● Written exercise: Find and copy lines holding "that".

● Record excerpts:

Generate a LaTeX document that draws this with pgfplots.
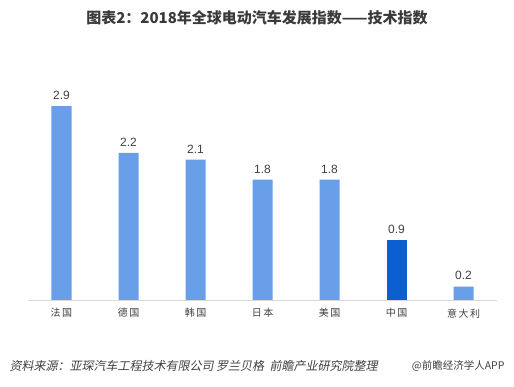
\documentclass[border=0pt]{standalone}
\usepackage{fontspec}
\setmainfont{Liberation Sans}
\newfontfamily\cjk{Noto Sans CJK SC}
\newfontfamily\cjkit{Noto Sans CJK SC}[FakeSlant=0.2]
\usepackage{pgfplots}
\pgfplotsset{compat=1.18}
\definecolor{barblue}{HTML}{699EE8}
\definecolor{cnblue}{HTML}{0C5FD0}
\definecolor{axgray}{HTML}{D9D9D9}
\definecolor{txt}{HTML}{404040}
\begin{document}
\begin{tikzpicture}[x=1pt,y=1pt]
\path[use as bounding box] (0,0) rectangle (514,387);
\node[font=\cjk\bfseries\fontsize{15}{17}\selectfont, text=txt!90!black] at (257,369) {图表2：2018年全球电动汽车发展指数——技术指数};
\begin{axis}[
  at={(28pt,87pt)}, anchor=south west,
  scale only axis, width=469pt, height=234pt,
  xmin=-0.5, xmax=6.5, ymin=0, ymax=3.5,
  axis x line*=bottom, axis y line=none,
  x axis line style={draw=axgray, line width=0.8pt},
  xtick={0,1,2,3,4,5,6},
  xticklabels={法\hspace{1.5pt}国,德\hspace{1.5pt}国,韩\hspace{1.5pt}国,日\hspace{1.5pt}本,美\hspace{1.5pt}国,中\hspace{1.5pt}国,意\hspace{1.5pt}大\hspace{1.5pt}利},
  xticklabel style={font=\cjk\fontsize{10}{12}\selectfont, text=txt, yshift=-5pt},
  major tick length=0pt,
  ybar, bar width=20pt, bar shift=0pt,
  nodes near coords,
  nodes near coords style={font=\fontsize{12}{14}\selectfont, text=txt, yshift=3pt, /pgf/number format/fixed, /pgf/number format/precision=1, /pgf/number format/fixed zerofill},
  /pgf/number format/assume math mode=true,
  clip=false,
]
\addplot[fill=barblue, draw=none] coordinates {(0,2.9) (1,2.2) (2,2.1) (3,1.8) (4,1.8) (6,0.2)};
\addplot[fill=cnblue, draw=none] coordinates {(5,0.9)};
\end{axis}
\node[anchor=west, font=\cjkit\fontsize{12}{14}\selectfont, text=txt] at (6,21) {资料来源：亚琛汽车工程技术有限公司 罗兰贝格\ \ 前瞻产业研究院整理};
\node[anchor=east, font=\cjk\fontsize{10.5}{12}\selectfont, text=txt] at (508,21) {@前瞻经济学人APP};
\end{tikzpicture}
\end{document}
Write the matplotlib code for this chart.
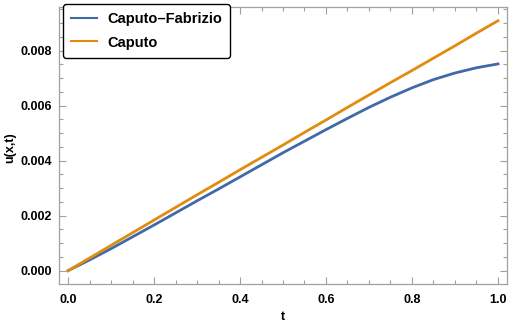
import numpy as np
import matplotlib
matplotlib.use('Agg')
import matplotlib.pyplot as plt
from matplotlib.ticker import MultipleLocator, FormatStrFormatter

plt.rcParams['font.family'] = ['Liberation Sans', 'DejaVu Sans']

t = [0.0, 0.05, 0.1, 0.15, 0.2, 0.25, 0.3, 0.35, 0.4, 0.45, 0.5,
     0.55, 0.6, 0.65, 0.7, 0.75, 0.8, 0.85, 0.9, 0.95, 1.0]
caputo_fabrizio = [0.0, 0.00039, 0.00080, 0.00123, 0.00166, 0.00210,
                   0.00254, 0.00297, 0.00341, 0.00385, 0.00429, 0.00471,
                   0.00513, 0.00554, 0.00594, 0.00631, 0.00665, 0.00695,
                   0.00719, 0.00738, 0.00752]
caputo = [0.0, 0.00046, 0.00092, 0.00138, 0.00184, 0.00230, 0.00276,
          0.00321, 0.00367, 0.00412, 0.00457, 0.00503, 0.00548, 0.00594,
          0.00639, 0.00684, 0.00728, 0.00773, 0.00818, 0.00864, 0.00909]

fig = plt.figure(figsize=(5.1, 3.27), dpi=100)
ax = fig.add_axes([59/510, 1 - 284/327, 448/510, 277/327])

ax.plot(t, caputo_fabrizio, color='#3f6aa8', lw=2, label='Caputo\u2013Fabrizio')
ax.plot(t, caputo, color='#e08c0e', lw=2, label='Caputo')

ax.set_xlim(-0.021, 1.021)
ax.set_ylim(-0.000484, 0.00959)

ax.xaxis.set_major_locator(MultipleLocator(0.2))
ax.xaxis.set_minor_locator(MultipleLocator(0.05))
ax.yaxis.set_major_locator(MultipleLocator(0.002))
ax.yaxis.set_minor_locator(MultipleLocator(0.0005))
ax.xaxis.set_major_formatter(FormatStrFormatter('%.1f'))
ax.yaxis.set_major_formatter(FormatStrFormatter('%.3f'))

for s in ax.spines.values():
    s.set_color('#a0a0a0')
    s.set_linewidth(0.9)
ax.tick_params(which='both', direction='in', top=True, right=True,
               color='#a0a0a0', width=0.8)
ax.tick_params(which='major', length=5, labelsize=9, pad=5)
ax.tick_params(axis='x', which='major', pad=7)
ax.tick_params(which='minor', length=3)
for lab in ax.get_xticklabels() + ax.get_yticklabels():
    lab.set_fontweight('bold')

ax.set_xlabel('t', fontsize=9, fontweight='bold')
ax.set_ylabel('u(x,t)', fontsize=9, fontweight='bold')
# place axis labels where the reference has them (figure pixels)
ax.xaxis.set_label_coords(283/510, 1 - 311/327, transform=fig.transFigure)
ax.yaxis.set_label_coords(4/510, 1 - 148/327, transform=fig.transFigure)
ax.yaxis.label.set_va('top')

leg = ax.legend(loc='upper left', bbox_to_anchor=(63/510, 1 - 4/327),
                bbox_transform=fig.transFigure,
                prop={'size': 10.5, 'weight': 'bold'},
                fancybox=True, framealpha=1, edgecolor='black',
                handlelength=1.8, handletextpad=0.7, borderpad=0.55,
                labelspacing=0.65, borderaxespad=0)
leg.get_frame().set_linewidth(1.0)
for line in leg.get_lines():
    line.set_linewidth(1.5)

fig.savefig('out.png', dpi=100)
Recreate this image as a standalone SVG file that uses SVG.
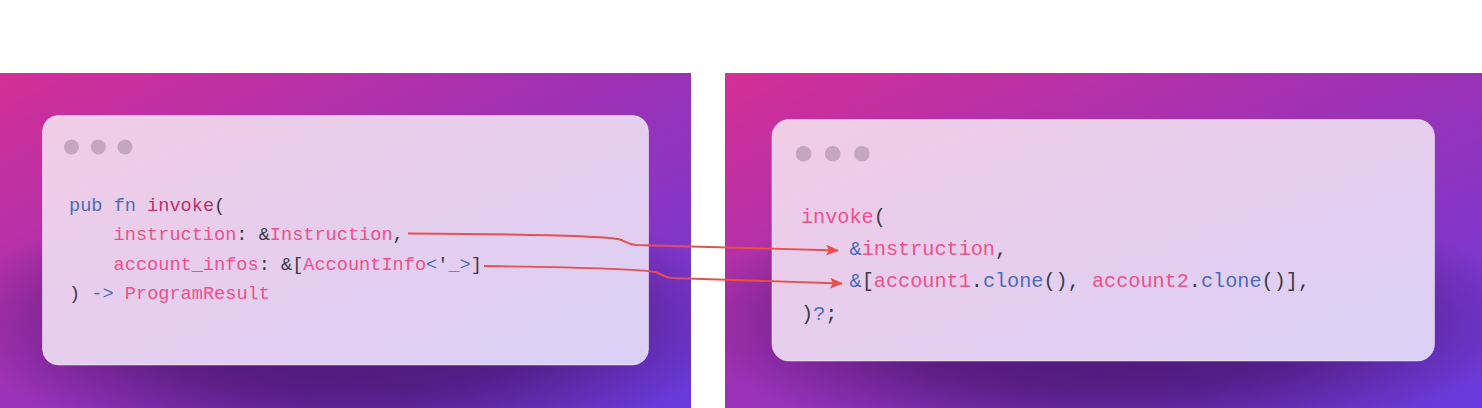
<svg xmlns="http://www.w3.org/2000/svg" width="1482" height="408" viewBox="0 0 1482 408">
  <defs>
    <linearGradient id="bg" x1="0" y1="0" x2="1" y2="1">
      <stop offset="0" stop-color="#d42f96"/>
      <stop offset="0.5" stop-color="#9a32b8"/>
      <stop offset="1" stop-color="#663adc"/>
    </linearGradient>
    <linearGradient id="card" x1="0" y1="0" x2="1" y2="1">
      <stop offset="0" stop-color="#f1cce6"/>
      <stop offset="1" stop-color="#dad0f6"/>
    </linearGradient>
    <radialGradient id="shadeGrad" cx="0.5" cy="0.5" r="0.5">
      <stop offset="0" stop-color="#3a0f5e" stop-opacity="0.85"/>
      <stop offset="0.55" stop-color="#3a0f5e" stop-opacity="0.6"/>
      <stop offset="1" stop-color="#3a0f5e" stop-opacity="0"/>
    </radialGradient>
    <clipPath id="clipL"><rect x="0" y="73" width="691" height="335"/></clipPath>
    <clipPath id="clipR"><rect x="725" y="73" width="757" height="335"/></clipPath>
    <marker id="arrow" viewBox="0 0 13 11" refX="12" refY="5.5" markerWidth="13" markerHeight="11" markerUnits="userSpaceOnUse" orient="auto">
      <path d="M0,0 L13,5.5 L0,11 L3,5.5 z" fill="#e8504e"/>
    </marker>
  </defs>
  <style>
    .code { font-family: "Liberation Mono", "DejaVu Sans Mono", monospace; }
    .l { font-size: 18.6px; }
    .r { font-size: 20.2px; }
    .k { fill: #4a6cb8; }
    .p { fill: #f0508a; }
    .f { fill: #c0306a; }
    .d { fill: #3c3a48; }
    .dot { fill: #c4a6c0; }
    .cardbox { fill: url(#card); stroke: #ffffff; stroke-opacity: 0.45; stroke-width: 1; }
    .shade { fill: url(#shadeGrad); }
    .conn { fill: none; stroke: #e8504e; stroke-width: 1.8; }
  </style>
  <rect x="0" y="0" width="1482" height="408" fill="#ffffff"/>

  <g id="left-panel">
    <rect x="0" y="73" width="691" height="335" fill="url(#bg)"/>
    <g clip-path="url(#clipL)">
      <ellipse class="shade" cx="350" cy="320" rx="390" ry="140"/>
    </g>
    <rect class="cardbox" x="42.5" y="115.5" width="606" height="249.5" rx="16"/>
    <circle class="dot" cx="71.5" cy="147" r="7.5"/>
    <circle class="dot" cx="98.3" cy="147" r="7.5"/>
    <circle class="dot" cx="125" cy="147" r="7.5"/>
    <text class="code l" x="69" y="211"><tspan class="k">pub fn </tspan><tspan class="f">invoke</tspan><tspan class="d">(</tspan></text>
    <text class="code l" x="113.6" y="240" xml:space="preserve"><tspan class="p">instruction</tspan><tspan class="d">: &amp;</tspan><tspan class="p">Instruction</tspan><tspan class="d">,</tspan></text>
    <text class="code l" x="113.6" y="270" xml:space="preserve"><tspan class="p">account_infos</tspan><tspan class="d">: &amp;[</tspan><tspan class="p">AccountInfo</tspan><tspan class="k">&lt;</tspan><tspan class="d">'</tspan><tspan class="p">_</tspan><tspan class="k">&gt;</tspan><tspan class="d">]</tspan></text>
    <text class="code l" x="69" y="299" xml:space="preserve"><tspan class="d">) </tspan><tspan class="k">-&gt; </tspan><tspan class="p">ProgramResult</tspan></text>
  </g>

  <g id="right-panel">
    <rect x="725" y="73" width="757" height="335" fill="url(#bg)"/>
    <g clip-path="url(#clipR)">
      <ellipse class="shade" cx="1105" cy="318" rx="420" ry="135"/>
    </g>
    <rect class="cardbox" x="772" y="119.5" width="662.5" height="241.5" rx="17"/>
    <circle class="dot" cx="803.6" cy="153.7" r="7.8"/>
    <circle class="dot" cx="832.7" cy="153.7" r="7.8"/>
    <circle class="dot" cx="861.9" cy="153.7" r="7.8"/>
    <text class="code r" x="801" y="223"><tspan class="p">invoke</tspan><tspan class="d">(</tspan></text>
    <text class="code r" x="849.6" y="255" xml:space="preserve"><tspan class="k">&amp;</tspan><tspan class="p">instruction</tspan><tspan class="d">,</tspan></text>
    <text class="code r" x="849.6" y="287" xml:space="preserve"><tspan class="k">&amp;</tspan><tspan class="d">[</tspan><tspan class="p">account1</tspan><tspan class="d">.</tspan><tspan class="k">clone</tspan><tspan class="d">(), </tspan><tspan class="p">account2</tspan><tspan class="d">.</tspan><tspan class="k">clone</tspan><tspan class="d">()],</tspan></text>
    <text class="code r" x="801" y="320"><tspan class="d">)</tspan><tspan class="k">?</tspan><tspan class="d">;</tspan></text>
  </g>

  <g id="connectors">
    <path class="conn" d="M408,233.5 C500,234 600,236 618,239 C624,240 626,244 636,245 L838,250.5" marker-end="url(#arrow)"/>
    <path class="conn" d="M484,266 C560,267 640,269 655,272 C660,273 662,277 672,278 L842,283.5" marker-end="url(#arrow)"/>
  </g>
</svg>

● Solved exercise:
Generate a LaTeX document that draws this with pgfplots.
Recreate this image as a standalone SVG file that uses SVG.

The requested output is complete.